Per quanto riguarda Garibaldi, Rossi sfata il luogo comune – condiviso da Benedetto Croce – che vedeva nel ritiro a Caprera l’abbandono della vita politica. In realtà l’isoletta sarda fu il punto di ritrovo di democratici, socialisti, patrioti che volevano un’Italia diversa da quella nata dal compromesso regio. La fertile mente di Garibaldi non solo elaborò arditi progetti sociali ed economici volti a risollevare la penisola da secoli di incuria, ma si operò anche, con giovanile entusiasmo, affinché le potenze europee si accordassero su una pace stabile, degno coronamento delle lotte per l’indipendenza nazionale che avevano rivoluzionato la cartina del continente disegnata da Metternich nel 1815. L’abolizione della pena di morte, il suffragio universale, l’emancipazione femminile, il diritto alla salute dei cittadini, la protezione degli animali, l’arbitrato internazionale, la confederazione europea, fanno dell’eroe dei Due Mondi un nostro contemporaneo, anche se non tutte le sue iniziative andarono in porto.
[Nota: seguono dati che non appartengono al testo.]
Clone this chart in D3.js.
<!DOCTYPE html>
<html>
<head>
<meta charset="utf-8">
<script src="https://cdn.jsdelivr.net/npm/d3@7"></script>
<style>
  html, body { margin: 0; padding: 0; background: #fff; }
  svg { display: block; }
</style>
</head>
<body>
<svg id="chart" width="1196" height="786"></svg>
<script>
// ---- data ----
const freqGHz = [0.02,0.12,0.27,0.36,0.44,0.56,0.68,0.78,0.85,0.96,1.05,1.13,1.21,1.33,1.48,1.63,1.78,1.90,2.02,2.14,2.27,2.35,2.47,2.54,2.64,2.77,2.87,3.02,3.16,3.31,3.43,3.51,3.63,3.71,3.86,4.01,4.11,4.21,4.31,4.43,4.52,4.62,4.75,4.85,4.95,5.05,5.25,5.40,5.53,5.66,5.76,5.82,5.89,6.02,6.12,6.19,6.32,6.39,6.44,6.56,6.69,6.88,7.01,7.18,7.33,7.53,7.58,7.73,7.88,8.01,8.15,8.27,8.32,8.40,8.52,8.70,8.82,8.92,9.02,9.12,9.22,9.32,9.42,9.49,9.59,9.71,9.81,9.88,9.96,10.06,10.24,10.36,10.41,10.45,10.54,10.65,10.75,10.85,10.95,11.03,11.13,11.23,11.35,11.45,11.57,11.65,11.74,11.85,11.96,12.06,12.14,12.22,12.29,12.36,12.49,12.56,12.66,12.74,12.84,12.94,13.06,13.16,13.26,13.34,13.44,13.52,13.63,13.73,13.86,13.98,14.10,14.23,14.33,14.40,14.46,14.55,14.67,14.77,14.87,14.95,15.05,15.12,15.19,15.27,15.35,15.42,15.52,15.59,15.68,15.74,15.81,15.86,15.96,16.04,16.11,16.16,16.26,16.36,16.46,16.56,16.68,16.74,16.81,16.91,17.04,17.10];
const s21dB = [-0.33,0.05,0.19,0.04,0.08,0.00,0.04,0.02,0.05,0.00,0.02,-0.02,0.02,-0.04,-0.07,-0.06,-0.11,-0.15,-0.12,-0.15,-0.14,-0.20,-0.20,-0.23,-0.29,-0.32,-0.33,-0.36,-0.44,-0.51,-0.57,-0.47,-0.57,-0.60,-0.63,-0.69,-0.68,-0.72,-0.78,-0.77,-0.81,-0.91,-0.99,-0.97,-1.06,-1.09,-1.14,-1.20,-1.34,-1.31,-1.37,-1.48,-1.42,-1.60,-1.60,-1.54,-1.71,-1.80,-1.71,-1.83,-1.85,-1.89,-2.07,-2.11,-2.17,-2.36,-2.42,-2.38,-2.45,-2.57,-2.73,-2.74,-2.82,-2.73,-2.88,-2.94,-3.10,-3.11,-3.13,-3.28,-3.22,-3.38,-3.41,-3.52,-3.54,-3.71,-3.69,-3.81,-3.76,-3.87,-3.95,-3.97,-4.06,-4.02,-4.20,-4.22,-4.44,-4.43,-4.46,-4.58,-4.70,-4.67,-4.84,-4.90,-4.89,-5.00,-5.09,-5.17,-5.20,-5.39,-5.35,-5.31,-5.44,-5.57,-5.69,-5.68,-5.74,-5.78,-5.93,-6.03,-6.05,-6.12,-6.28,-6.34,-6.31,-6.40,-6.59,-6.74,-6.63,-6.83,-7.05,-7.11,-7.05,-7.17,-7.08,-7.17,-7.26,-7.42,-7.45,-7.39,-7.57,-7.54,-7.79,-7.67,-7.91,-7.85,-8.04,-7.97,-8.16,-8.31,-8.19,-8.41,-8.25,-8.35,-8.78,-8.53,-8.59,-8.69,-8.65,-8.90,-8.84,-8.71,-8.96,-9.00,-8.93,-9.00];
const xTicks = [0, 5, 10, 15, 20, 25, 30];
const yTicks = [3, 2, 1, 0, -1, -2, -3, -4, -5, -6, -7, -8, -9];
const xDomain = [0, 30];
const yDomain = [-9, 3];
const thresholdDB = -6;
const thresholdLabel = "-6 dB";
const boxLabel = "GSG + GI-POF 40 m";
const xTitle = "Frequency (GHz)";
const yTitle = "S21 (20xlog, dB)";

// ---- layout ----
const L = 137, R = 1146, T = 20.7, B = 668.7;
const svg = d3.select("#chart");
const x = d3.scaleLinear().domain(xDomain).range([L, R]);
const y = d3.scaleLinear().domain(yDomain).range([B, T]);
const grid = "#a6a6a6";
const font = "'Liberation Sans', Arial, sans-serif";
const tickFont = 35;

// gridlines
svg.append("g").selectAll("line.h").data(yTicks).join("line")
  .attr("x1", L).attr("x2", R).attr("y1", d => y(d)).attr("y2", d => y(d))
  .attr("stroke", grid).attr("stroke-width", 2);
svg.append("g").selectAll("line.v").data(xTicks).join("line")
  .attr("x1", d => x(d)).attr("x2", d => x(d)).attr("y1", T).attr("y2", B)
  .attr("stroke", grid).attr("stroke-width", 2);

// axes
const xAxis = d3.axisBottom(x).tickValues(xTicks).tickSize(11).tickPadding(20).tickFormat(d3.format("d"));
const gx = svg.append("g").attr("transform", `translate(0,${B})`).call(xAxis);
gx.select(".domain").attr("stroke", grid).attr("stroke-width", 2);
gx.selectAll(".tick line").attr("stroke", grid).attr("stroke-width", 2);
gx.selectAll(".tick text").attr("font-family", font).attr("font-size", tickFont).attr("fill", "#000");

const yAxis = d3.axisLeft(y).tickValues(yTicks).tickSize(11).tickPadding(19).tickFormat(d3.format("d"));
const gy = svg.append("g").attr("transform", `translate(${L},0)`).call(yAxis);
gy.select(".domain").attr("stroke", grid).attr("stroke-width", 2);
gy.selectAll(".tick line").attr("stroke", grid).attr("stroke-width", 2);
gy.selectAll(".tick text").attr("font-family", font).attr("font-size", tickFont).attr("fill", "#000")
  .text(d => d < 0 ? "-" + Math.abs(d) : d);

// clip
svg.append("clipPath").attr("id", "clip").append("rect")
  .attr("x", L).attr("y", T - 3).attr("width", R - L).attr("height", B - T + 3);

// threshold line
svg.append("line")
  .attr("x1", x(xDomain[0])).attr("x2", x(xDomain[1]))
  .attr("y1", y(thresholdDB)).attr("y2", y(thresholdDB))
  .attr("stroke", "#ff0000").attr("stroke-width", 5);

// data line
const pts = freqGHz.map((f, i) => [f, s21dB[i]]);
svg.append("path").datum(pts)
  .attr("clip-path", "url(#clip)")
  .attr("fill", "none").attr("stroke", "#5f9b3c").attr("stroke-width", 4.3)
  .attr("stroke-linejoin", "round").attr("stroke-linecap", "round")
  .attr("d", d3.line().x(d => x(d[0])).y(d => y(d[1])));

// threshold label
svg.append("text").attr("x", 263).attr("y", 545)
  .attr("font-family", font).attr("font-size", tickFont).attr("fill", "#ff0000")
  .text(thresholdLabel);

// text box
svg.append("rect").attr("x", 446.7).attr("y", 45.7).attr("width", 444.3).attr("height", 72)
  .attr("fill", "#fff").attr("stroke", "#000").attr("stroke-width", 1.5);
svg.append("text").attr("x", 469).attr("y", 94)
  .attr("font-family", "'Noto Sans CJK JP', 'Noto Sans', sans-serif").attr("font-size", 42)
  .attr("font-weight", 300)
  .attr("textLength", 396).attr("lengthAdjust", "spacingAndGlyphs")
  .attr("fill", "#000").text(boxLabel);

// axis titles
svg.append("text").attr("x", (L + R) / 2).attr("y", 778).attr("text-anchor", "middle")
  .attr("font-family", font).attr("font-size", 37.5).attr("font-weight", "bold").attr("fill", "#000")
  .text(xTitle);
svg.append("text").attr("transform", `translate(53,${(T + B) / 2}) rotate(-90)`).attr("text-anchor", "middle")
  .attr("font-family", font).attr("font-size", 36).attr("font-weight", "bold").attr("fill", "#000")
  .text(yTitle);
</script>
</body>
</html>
Al ponderoso lavoro di Rossi avrei solo due obiezioni da muovere. La prima è un’eccessiva attenzione alle tesi di Denis Mack Smith che nulla di positivo concedono all’unità regia. In realtà, i vinti del Risorgimento sono tali soltanto perché non riuscirono a imporre il loro modello di stato nuovo, ma non lo sono se si considera che, grazie allo Statuto – con tutti i suoi difetti, garante delle libertà – furono attori politici (repubblicani, radicali, socialisti, cattolici) tutt’altro che irrilevanti e non sempre in positivo (fu, soprattutto, opera loro l’interventismo del «maggio radioso» e furono i loro disaccordi a spianare la strada al fascismo). La seconda obiezione riguarda la critica dell’annessione del Meridione al Regno sabaudo attraverso i plebisciti e non in virtù di un’assemblea costituente. Sennonché quest’ultima ha senso quando si tratta di rifondare una comunità politica «che già c’è» non quando se ne deve fondare una nuova e solo il nodo gordiano di una classe dirigente decisa e realistica può porre i popoli e le potenze straniere dinanzi al fatto compiuto, evitando i pericolosi dissensi dei partiti sui modi e gli istituti da adottare.
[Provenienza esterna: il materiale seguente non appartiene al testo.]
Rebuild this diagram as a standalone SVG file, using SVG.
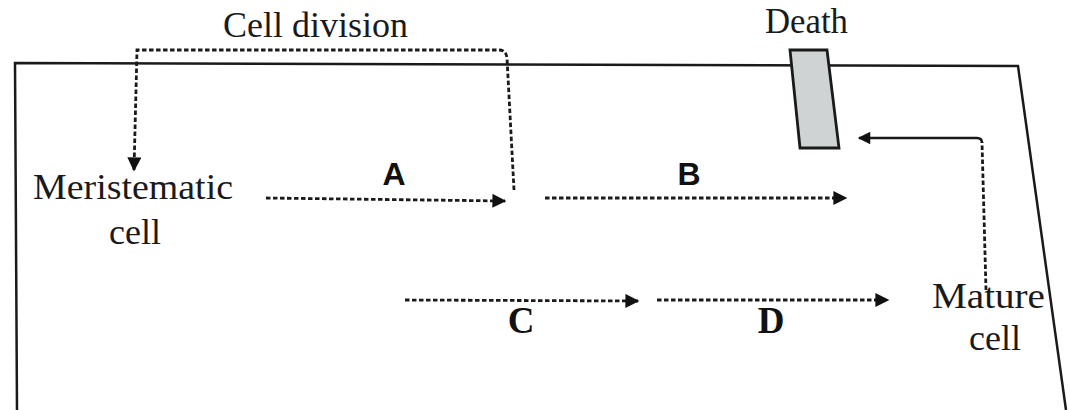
<svg xmlns="http://www.w3.org/2000/svg" width="1068" height="410" viewBox="0 0 1068 410">
  <defs>
    <marker id="head" viewBox="0 0 10 10" refX="9" refY="5" markerWidth="5.5" markerHeight="5" orient="auto" markerUnits="strokeWidth">
      <path d="M0,0 L10,5 L0,10 z" fill="#111"/>
    </marker>
    <style>
      .frame { fill: none; stroke: #1a1a1a; stroke-width: 2.5; }
      .dot { fill: none; stroke: #1a1a1a; stroke-width: 2.8; stroke-dasharray: 4.5 2.5; }
      .solid { fill: none; stroke: #1a1a1a; stroke-width: 2.5; }
      .lbl { font-family: "Liberation Serif", "DejaVu Serif", serif; font-size: 36px; fill: #1a1a1a; }
      .letter { font-family: "Liberation Sans", Arial, sans-serif; font-weight: bold; font-size: 32px; fill: #111; }
      .letterS { font-family: "Liberation Serif", "Times New Roman", serif; font-weight: bold; font-size: 37px; fill: #111; }
    </style>
  </defs>
  <rect width="1068" height="410" fill="#ffffff"/>

  <!-- outer frame -->
  <path class="frame" d="M17,410 L15,63 L1018,66 L1066,410"/>

  <g id="meristematic">
    <text class="lbl" x="33" y="199" textLength="200" lengthAdjust="spacingAndGlyphs">Meristematic</text>
    <text class="lbl" x="135" y="244" text-anchor="middle">cell</text>
  </g>

  <g id="cell-division">
    <text class="lbl" x="223" y="37" font-size="32" textLength="185" lengthAdjust="spacingAndGlyphs">Cell division</text>
  </g>

  <g id="death">
    <text class="lbl" x="765" y="33" font-size="29" textLength="83" lengthAdjust="spacingAndGlyphs">Death</text>
    <path d="M790,50 L827,50 L839,148 L800,148 z" fill="#cfd3d3" stroke="#1a1a1a" stroke-width="2.8"/>
  </g>

  <g id="mature">
    <text class="lbl" x="932" y="308" font-size="37" textLength="113" lengthAdjust="spacingAndGlyphs">Mature</text>
    <text class="lbl" x="995" y="350" font-size="37" text-anchor="middle">cell</text>
  </g>

  <g id="labels">
    <text class="letter" x="394" y="185" text-anchor="middle">A</text>
    <text class="letter" x="689" y="185" text-anchor="middle">B</text>
    <text class="letterS" x="521" y="333" text-anchor="middle">C</text>
    <text class="letterS" x="771" y="333" text-anchor="middle">D</text>
  </g>

  <g id="connectors">
    <!-- cell division loop -->
    <path class="dot" d="M514,190 L507,58 Q506,50 499,50 L137,50 L134,170" marker-end="url(#head)"/>
    <!-- A -->
    <path class="dot" d="M266,198 L505,201" marker-end="url(#head)"/>
    <!-- B -->
    <path class="dot" d="M545,198 L846,198" marker-end="url(#head)"/>
    <!-- C -->
    <path class="dot" d="M405,300 L638,301" marker-end="url(#head)"/>
    <!-- D -->
    <path class="dot" d="M657,300 L888,300" marker-end="url(#head)"/>
    <!-- mature cell to death -->
    <path class="dot" d="M986,290 L982,142"/>
    <path class="solid" d="M982,143 Q982,138 977,138 L859,138" marker-end="url(#head)"/>
  </g>
</svg>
«Quella monarchia burocratica, rappresentativa, censitaria, era, un secolo fa, il solo ordinamento politico ed amministrativo, con cui potesse essere soddisfatto in Italia il bisogno di indipendenza e di coesione nazionale. Date le condizioni spirituali delle nostre moltitudini agricole, dato il frazionamento politico delle popolazioni cittadine, e dati i profondi dislivelli di civiltà fra le diverse regioni, il problema della unificazione nazionale italiana, se non si risolveva per quella via, non si risolveva affatto». A scriverlo, qualche anno dopo la marcia su Roma, non fu Cesare De Vecchi di Val Cismon, ma un intellettuale militante socialista, liberale e libertario: Gaetano Salvemini.